What to do:
Lines with "Write the seaborn" and "right_ticks_y = [-50, 0, 50, 100, 150]" mark the range, both included. Reproduce exactly that stretch, without pictures.

Raw records:
## BEGIN
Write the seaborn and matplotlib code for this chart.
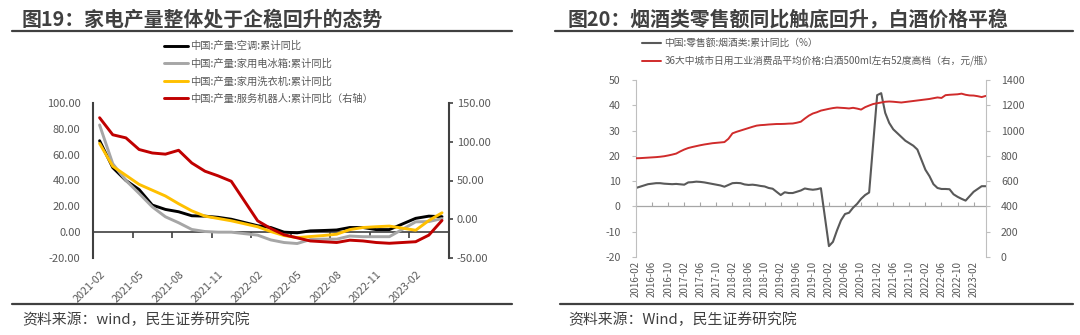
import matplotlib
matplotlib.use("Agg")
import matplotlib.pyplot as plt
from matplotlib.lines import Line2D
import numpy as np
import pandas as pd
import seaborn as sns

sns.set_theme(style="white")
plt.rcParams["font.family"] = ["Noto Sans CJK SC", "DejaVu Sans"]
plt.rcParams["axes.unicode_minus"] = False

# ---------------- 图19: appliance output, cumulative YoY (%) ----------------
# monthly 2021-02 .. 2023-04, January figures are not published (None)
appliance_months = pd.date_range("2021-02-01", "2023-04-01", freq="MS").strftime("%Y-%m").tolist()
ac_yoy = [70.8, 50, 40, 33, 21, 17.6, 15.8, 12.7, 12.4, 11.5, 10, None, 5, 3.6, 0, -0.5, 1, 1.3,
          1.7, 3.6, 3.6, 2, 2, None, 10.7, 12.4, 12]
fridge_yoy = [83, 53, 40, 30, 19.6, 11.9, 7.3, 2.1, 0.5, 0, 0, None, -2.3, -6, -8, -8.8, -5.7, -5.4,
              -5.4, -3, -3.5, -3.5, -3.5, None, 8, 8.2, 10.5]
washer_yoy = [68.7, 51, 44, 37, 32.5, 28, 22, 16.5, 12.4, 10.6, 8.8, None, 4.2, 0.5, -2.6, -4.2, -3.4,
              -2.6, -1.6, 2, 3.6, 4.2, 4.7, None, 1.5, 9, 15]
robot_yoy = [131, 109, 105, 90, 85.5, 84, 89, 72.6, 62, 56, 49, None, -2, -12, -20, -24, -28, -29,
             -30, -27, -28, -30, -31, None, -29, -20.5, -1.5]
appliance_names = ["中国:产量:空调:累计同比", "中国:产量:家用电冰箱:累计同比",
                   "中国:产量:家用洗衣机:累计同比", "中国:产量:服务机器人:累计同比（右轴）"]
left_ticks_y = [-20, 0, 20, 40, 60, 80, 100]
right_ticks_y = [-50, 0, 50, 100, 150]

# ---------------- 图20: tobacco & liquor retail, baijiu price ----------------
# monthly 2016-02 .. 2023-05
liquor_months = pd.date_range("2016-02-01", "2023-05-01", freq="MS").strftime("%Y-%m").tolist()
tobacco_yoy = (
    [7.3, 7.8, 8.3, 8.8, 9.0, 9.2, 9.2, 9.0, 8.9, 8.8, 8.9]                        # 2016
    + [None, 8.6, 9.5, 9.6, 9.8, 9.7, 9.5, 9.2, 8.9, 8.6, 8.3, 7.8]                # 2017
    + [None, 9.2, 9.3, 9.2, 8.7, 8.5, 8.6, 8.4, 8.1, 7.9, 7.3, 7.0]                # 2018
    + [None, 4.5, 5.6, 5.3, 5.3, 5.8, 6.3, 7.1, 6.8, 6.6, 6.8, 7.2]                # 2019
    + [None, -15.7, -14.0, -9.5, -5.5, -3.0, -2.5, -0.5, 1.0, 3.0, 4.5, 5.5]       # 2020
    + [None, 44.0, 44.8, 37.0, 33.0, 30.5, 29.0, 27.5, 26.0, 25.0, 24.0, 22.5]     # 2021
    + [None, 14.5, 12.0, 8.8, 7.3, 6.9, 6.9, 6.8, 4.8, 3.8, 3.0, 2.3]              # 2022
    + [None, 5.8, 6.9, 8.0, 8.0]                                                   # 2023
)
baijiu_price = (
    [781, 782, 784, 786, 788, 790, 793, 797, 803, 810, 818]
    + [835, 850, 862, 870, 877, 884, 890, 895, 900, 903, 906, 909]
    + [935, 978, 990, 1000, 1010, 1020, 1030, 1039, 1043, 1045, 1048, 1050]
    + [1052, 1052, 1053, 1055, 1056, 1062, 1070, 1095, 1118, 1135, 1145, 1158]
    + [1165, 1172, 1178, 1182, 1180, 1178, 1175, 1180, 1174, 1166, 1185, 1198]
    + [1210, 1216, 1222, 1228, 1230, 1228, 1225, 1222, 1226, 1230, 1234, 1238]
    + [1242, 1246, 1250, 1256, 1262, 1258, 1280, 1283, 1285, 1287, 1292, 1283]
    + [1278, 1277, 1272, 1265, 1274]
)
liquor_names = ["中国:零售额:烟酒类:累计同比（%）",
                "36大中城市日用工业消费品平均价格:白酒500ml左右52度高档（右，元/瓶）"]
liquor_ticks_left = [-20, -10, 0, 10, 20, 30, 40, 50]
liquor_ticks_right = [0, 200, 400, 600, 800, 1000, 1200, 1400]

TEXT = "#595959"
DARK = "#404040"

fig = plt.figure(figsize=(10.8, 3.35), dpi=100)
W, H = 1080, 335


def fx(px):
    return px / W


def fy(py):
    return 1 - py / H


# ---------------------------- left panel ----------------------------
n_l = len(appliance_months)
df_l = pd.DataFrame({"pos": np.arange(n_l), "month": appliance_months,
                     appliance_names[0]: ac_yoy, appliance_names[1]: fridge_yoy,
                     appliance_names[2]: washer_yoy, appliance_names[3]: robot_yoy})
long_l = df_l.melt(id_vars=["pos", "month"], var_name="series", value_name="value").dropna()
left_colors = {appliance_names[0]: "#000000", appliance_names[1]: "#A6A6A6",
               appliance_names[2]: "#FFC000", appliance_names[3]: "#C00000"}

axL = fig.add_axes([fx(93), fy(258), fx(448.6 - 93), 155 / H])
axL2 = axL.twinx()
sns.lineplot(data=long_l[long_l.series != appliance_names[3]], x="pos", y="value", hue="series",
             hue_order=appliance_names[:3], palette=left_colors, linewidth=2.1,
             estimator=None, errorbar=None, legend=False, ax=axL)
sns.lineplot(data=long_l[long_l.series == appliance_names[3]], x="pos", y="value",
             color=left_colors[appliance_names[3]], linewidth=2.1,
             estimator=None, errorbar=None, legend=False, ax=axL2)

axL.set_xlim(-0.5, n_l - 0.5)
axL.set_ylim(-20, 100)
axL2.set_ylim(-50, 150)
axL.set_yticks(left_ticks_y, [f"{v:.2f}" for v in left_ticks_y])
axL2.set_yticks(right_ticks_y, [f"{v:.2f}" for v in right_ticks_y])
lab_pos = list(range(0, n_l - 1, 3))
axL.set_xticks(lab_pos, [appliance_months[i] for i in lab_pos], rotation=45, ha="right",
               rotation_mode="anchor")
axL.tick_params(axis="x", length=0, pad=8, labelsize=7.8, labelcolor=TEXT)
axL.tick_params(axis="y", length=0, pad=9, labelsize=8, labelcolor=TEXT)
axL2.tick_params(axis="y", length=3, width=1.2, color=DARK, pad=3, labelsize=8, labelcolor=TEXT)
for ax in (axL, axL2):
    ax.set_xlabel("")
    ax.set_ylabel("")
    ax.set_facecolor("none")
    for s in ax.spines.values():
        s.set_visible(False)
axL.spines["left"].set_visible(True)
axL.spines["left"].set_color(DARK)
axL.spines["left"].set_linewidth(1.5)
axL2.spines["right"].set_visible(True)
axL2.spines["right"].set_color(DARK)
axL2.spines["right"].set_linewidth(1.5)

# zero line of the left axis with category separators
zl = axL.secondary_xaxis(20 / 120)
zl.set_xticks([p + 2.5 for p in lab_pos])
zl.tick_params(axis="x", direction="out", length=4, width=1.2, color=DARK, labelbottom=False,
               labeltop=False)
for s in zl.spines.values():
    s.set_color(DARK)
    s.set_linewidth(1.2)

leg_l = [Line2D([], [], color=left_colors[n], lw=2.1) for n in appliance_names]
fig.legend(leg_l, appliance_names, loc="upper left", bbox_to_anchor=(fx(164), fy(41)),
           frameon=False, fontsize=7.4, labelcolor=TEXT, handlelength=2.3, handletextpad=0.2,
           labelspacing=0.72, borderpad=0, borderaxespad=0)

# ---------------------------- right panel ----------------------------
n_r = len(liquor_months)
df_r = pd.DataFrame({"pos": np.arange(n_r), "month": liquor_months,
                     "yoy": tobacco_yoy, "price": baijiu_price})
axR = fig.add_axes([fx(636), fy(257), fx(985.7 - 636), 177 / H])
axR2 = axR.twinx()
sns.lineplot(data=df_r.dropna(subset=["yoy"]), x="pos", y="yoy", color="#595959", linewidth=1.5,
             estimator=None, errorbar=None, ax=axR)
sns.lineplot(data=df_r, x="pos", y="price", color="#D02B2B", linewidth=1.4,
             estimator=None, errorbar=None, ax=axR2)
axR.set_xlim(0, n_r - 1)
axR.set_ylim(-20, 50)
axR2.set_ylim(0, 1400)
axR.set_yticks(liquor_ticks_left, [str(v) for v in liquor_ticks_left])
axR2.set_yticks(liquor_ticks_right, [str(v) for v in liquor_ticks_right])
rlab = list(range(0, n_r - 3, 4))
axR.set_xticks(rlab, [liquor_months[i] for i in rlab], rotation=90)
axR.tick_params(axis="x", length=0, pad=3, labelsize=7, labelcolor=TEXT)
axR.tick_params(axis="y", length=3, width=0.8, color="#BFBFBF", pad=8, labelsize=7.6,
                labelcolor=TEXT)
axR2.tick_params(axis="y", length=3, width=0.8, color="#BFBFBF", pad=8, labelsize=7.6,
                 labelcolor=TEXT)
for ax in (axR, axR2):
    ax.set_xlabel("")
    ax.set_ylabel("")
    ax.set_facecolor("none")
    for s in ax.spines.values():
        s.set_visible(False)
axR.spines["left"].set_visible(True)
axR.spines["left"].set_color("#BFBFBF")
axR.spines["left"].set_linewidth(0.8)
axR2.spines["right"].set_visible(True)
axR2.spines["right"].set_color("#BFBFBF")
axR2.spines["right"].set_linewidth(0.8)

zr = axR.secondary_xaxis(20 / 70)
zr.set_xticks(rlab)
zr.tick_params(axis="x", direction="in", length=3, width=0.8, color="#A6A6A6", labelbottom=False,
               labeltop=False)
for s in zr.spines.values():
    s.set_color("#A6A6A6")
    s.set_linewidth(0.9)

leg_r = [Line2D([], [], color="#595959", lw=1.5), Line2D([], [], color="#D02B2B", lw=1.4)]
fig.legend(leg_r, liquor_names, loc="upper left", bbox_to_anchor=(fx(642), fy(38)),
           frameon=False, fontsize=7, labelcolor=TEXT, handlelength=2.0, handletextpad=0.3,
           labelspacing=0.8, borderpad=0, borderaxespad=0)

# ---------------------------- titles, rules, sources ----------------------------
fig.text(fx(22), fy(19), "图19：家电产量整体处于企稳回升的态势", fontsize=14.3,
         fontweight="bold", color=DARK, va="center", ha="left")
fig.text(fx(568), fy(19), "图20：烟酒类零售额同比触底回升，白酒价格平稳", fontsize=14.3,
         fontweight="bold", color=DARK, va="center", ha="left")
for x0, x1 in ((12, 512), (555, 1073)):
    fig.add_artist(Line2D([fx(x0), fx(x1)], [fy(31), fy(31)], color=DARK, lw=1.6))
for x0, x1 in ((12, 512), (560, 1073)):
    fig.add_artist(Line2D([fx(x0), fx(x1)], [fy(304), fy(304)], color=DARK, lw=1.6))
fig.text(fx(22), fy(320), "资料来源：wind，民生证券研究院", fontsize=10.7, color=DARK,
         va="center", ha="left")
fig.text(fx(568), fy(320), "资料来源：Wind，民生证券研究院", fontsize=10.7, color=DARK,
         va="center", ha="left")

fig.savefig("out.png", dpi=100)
## END
## BEGIN
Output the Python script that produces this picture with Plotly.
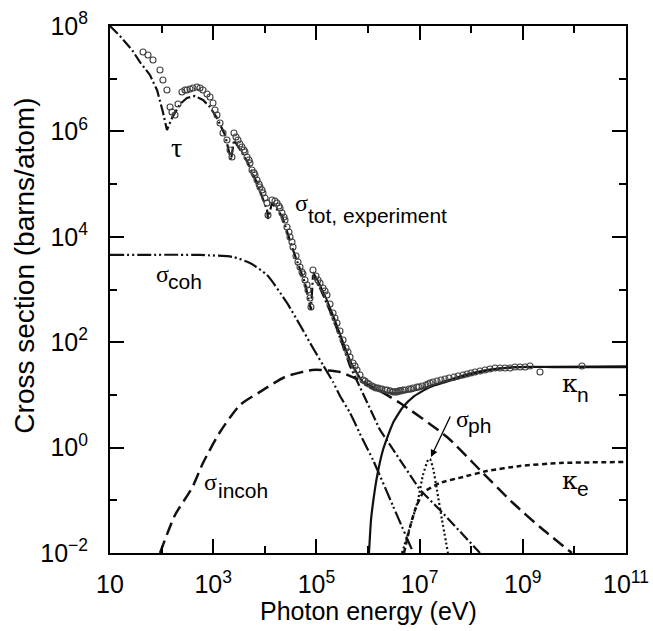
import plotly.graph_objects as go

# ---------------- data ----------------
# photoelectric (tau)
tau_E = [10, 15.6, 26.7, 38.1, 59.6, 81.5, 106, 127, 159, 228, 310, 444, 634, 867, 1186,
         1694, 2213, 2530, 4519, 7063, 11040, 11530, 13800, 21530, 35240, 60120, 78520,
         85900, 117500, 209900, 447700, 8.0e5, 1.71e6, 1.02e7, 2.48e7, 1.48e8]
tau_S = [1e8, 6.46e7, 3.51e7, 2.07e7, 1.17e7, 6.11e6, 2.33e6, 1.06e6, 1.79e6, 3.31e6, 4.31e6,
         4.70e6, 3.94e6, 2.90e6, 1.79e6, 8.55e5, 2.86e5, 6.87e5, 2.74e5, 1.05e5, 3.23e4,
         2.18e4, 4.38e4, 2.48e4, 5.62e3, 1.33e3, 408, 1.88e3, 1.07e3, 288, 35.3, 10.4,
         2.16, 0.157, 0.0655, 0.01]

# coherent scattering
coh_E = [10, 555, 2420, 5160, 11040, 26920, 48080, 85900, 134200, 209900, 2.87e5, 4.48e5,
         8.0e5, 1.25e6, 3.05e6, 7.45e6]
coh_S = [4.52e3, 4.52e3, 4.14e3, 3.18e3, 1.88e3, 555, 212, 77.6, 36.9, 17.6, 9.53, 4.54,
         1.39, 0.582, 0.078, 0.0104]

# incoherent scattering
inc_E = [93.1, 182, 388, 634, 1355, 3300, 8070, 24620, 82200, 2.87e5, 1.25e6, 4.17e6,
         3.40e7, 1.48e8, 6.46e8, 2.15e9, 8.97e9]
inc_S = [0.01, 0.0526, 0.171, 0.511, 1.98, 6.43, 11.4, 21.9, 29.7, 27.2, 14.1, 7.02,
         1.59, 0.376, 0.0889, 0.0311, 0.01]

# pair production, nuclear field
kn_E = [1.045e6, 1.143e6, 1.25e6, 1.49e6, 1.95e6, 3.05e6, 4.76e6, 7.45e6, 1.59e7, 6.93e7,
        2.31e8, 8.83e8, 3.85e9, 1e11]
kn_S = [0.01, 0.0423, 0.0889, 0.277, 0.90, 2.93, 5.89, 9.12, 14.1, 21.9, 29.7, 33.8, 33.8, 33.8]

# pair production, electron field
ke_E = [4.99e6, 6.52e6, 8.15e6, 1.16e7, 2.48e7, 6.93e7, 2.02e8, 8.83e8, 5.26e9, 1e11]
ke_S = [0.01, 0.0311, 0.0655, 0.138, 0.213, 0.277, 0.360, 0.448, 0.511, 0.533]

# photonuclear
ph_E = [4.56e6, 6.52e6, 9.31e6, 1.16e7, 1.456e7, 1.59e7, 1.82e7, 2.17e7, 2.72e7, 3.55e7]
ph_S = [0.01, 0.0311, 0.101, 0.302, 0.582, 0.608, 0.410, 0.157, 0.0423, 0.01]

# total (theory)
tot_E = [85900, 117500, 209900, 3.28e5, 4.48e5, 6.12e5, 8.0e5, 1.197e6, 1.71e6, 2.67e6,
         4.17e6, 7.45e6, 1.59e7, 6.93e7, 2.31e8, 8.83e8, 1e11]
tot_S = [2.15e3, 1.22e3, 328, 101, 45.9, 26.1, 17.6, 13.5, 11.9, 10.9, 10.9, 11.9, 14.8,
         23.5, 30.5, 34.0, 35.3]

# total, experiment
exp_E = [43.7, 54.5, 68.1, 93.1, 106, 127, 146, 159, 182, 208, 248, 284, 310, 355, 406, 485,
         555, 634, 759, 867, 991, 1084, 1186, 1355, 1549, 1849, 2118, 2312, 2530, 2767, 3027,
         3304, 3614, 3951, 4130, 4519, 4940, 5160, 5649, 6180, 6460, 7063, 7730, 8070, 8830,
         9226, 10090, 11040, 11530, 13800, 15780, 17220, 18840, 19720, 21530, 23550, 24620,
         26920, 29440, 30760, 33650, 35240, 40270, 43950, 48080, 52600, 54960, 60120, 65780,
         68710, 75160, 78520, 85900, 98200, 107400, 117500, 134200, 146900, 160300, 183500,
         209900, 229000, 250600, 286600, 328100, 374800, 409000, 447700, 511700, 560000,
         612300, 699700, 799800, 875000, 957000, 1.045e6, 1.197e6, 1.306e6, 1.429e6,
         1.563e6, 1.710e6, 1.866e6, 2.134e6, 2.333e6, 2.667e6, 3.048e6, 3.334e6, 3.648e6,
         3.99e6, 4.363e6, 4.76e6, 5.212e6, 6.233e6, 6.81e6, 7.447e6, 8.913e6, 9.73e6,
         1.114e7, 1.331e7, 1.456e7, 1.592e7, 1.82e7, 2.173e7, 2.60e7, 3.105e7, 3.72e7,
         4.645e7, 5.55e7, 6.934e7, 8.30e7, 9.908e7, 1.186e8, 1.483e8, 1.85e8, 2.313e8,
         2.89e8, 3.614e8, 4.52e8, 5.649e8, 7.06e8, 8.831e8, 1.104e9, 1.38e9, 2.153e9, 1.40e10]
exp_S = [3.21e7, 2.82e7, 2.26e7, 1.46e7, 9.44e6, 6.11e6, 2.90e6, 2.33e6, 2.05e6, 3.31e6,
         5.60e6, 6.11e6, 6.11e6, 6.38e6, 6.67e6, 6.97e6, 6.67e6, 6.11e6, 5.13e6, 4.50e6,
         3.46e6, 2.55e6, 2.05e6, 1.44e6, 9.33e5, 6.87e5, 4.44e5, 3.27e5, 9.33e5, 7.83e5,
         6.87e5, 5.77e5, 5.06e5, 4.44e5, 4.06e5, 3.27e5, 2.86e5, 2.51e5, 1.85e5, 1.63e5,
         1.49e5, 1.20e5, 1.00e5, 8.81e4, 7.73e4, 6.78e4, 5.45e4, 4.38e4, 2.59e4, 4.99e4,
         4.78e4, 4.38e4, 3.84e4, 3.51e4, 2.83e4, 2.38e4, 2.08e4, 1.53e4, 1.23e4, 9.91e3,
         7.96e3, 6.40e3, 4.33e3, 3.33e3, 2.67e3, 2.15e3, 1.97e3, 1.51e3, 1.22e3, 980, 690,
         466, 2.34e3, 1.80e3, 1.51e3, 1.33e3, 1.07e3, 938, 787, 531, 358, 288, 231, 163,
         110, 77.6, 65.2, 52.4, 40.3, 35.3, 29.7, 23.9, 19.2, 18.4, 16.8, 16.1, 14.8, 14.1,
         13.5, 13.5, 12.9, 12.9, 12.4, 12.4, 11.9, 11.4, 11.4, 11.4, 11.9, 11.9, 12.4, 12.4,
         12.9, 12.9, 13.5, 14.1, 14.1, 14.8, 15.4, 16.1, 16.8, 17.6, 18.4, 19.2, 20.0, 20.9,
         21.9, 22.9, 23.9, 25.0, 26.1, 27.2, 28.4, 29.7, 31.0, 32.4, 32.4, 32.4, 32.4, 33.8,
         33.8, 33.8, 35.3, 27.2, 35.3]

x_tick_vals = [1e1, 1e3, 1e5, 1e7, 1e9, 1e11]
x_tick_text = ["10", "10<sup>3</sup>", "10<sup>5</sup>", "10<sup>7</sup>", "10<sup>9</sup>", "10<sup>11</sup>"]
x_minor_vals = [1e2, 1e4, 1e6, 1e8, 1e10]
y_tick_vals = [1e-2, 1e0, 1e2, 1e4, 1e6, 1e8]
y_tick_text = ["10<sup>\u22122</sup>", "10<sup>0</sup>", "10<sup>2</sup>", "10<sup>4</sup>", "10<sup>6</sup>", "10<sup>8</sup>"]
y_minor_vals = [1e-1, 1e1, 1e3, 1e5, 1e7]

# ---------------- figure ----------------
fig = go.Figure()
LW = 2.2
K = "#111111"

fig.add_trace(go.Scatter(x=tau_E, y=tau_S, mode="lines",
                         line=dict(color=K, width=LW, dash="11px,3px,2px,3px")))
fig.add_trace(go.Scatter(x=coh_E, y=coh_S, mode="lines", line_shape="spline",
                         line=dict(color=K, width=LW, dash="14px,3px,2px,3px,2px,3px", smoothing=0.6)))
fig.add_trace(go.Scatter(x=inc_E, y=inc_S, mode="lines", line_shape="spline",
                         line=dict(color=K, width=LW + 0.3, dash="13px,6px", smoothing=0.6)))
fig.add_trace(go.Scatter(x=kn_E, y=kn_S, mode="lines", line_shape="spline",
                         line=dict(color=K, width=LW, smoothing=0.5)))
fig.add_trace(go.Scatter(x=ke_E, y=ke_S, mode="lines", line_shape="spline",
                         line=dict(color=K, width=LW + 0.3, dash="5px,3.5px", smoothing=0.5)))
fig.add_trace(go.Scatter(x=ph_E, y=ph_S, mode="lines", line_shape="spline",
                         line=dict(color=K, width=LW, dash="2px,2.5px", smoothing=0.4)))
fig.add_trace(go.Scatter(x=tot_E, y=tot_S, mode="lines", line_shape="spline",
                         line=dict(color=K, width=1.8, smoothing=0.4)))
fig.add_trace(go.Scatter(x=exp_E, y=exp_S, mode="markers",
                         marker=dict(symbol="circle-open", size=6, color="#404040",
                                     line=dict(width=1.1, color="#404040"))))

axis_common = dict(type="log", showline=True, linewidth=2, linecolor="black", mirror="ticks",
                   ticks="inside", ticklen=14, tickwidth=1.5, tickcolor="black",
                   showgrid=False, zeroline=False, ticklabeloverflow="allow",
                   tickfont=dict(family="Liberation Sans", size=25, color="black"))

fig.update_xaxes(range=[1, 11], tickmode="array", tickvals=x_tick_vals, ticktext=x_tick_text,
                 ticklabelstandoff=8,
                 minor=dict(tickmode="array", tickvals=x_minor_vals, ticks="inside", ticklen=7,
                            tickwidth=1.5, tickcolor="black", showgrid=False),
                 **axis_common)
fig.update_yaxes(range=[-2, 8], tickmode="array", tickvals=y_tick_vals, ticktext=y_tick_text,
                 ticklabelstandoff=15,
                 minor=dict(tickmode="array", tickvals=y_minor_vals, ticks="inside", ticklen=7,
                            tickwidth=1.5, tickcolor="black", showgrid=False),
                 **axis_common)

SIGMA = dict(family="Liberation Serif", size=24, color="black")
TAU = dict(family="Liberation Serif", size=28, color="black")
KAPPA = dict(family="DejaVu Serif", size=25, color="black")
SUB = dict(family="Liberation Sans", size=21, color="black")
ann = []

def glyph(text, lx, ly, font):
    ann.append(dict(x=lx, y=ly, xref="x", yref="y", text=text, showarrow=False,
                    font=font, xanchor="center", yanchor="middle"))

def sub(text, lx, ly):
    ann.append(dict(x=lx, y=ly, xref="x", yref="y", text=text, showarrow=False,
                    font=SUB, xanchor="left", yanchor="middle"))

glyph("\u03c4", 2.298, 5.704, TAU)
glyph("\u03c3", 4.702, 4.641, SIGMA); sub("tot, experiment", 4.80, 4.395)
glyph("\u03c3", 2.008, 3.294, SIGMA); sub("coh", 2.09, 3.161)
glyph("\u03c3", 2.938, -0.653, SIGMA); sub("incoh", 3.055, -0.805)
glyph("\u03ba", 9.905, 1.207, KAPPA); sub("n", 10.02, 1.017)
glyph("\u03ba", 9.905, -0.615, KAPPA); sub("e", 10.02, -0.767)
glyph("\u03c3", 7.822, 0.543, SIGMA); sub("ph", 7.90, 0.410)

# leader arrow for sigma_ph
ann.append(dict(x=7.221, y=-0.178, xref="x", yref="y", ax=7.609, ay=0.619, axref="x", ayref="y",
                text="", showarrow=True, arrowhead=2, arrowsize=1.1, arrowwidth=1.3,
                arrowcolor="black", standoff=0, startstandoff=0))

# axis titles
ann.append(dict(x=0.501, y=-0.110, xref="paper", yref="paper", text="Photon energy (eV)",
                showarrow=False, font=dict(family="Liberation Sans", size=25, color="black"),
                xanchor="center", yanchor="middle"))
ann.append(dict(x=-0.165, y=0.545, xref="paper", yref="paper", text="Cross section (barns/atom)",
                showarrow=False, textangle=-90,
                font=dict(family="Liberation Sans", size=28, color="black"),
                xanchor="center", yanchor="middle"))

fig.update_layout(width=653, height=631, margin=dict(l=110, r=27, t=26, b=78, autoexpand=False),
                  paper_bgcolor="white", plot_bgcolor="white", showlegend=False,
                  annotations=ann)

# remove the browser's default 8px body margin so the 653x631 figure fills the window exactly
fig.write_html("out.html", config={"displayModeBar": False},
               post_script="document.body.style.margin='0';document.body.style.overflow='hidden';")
## END
Result for this task:
Write the seaborn and matplotlib code for this chart.
import matplotlib
matplotlib.use("Agg")
import matplotlib.pyplot as plt
from matplotlib.lines import Line2D
import numpy as np
import pandas as pd
import seaborn as sns

sns.set_theme(style="white")
plt.rcParams["font.family"] = ["Noto Sans CJK SC", "DejaVu Sans"]
plt.rcParams["axes.unicode_minus"] = False

# ---------------- 图19: appliance output, cumulative YoY (%) ----------------
# monthly 2021-02 .. 2023-04, January figures are not published (None)
appliance_months = pd.date_range("2021-02-01", "2023-04-01", freq="MS").strftime("%Y-%m").tolist()
ac_yoy = [70.8, 50, 40, 33, 21, 17.6, 15.8, 12.7, 12.4, 11.5, 10, None, 5, 3.6, 0, -0.5, 1, 1.3,
          1.7, 3.6, 3.6, 2, 2, None, 10.7, 12.4, 12]
fridge_yoy = [83, 53, 40, 30, 19.6, 11.9, 7.3, 2.1, 0.5, 0, 0, None, -2.3, -6, -8, -8.8, -5.7, -5.4,
              -5.4, -3, -3.5, -3.5, -3.5, None, 8, 8.2, 10.5]
washer_yoy = [68.7, 51, 44, 37, 32.5, 28, 22, 16.5, 12.4, 10.6, 8.8, None, 4.2, 0.5, -2.6, -4.2, -3.4,
              -2.6, -1.6, 2, 3.6, 4.2, 4.7, None, 1.5, 9, 15]
robot_yoy = [131, 109, 105, 90, 85.5, 84, 89, 72.6, 62, 56, 49, None, -2, -12, -20, -24, -28, -29,
             -30, -27, -28, -30, -31, None, -29, -20.5, -1.5]
appliance_names = ["中国:产量:空调:累计同比", "中国:产量:家用电冰箱:累计同比",
                   "中国:产量:家用洗衣机:累计同比", "中国:产量:服务机器人:累计同比（右轴）"]
left_ticks_y = [-20, 0, 20, 40, 60, 80, 100]
right_ticks_y = [-50, 0, 50, 100, 150]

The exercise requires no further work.